TK421 said:
The reason most people complain is that DLC is largely bullshit.
DLC, like
everything else about video games, is widely reviewed with a veritable avalanche of information being available in the time immediately surrounding it's release. It is
trivial to determine if DLC is worth buying or not. I find it utterly impossible to side with someone who shouts vitriol about something when they have sufficient information to quickly determine if it's suitable for their tastes or not.
TK421 said:
About 10-15 years ago, you could also get extra content for games after they came out. This extra content had two names: Mods or Patches.
The mod scene is as prevalent now as it has ever been with some games producing
thousands of user mods. Hell, even games that don't officially support them still often see some mods made. Patches, meanwhile, are
incredibly common - overwhelmingly more so now than in the early days of the internet.
TK421 said:
A lot of times, a developer would fix bugs in a game, and then add in some extra content with the release of the patch.
Sure, this happened from time to time. Of course, it wasn't frequent and the content that was added required a far lower investment on the part of the developer. In the Quake 1 era, for example, a single person could produce a polished multiplayer map in the space of a few days. In the modern era, producing a single map can take an entire team several
weeks to accomplish. You still see this play out in a different way: maps now cost several dollars each in a game like Call of Duty. Meanwhile, the game Team Fortress, only shipped with a handful of maps - players simply made new ones and distributed them widely.
What you have to keep in mind here is that there is a
hugely significant difference between what the developer offers you directly and what they give indirectly. Your only source for maps for Call of Duty is Activision; there are neither tools nor a means of distribution available to the player base. By contrast, Duke Nukem 3D
shipped with sufficient tools that you could produce a total conversion simply by using the tools available on your DOS computer in 1996. 3D Realms didn't directly give us the Platoon mod - three modders did that.
TK421 said:
That is why people are mad. There were expansion packs that cost, but they were usually almost a whole game's worth of content for $10-20, whereas now, $10 grants you the ability to play one measly character class, maybe.
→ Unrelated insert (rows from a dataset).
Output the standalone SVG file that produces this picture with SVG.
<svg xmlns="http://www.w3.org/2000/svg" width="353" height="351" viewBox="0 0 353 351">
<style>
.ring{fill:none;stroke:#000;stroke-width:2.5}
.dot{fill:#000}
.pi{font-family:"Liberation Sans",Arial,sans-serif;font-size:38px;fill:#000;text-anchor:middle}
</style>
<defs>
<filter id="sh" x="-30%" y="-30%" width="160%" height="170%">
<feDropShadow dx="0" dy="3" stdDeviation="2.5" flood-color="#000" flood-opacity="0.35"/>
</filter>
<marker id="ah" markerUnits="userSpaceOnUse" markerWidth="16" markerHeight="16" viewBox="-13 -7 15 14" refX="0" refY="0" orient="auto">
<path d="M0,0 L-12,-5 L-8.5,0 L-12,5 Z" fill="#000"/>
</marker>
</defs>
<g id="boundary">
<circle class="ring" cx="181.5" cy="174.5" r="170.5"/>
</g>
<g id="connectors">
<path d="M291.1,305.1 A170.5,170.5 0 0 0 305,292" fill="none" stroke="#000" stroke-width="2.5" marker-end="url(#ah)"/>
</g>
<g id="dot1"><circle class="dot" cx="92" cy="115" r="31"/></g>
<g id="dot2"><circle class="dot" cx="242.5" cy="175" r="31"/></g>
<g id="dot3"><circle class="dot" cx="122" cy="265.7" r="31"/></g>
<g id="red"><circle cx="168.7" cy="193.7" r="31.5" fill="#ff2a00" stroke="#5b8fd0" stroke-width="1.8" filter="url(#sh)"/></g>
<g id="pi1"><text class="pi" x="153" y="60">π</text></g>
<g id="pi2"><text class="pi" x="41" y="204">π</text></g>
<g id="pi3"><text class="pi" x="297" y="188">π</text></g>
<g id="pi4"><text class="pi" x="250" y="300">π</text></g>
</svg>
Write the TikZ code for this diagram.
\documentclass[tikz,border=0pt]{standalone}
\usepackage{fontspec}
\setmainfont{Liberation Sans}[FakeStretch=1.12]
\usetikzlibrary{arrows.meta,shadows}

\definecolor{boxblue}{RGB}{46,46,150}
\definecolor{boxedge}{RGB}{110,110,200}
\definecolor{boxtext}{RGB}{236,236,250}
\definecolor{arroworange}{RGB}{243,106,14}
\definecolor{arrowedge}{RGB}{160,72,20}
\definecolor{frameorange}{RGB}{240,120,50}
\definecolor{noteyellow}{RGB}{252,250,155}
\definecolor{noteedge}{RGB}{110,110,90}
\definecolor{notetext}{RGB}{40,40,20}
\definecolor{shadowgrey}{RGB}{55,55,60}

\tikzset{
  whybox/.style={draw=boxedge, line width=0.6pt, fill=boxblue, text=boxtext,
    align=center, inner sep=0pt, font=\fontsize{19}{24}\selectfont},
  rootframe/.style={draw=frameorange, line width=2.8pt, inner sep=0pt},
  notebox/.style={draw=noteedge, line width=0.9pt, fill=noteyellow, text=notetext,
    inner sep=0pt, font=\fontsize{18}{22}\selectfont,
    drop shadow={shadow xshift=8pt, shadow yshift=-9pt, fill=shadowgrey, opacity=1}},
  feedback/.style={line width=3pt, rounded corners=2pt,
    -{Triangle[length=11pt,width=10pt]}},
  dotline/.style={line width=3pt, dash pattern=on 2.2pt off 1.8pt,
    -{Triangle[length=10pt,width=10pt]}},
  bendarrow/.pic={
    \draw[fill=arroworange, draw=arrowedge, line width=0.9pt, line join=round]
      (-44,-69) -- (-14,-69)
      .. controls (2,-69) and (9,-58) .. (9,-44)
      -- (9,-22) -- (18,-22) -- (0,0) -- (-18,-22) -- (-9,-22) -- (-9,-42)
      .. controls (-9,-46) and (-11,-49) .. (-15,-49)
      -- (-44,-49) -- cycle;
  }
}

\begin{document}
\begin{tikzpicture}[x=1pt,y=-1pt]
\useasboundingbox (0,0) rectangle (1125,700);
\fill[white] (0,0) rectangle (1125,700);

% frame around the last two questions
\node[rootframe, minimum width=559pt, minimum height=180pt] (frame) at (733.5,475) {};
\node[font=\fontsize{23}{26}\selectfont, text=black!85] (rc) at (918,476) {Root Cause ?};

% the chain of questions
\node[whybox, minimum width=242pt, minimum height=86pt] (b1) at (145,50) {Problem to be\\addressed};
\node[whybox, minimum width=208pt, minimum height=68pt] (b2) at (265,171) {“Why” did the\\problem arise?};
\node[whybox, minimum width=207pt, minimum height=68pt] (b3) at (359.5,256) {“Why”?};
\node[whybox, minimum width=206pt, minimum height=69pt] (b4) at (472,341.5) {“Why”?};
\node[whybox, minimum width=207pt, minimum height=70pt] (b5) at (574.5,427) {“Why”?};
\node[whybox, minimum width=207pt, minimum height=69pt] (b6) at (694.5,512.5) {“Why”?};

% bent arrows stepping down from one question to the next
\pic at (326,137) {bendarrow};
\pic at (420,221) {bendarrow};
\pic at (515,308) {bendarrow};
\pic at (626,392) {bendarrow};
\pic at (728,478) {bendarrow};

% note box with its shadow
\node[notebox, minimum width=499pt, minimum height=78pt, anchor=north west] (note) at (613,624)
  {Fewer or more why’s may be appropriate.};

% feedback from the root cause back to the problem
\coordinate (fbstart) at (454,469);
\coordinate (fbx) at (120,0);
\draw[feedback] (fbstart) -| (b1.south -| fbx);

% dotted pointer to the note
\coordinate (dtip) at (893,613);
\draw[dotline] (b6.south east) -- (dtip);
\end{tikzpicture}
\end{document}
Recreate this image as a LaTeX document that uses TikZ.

You can largely blame the skyrocketing costs of development for this trend. In the ancient days of quake, producing a new character model was easy considering you only hand a handful of polygons to work with. Producing a skin was easy because you only had a scant few pixels to work with. Producing a map was easy because you could only use a few hundred brushes (the name quake used to refer to world geometry) to build it and you didn't have a lot of space to work with. What one person could do in a day can require a team more than a week to achieve with a modern game.
This is why, for example, the mod scene for games of all sorts has evolved over time. Total Conversions were incredibly common for Doom or Duke Nukem or Quake because a handful of people could do something
enormous and professional looking without spending years on the task. By contrast, mods today tend to be small in comparison - a few new weapons or armor pieces or a set of changes to game logic or tweaks to a map. The ever increasingly complexity of games comes at the price of simply taking more time to achieve a tangible result.
This isn't to say that I'm always on board with such things. League of Legends pricing model is simply gross to me - asking 30 bucks for a
skin is outrageous. But, then, that's just my own personal value judgement - Riot seems to be doing fine regardless.